If your current carrier won't adjust your rate despite confirmed point removal, shop your policy at renewal with the updated MVR. Non-standard carriers like The General and Acceptance often price Ohio pointed-record drivers more favorably than preferred carriers, and they evaluate remedial course completion as a positive underwriting signal. Progressive and Nationwide both allow agents to submit supplemental underwriting requests when a driver completes a state-approved course within 90 days of renewal—this can override automated pricing in some cases and produce a manual discount of 5-15%.
What Happens to Your Rate if You Don't Take the Course
Without the remedial course, your points remain on the BMV record until they expire—2 points for most speeding violations drop off 2 years from the conviction date under Ohio's rolling point window. Your insurance surcharge typically lasts longer, running 3 years from conviction for most carriers writing in Ohio.
If you accumulate 6 points within 2 years without completing the course, the BMV may send a warning letter. At 12 points, your license suspends for 6 months minimum, and reinstatement requires proof of insurance filing, a $40 reinstatement fee, and often SR-22 filing for 3 years depending on the violation mix that triggered suspension.
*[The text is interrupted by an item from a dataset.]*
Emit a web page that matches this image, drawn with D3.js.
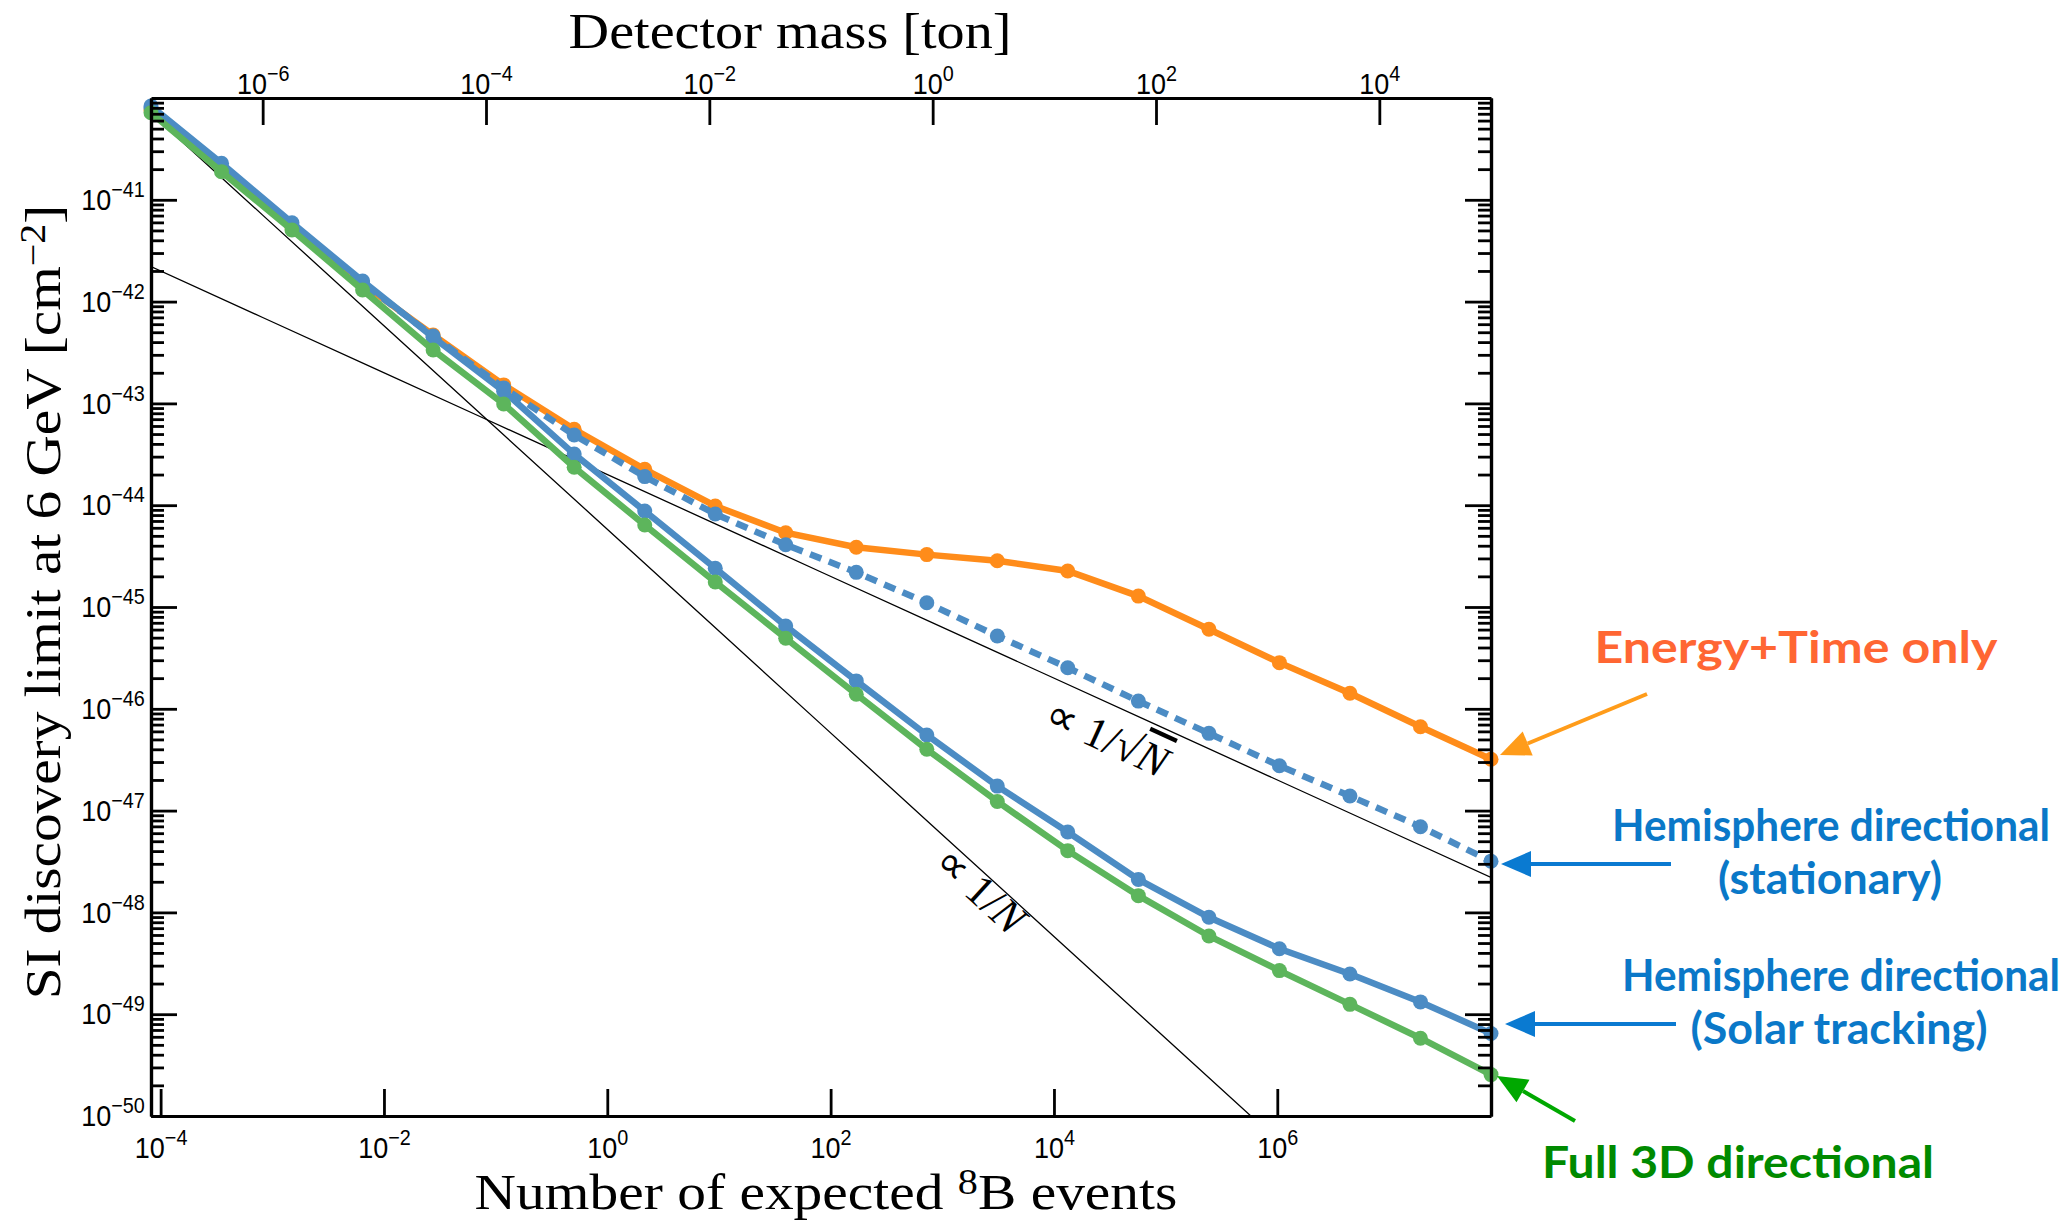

The insurance cost of a 12-point suspension far exceeds the surcharge from the individual violations—expect non-standard market placement and annual premiums in the $2,400-$4,200 range for Ohio drivers reinstating after a points-based suspension.
Carriers treat multi-point drivers without course completion as higher retention risks. If you're at 6 points without mitigation and renew with the same violation stack visible, Allstate, State Farm, and Farmers may non-renew your policy at the next renewal cycle rather than continue coverage. Completing the remedial course and documenting proactive point reduction signals lower future risk and improves retention likelihood with preferred and standard carriers.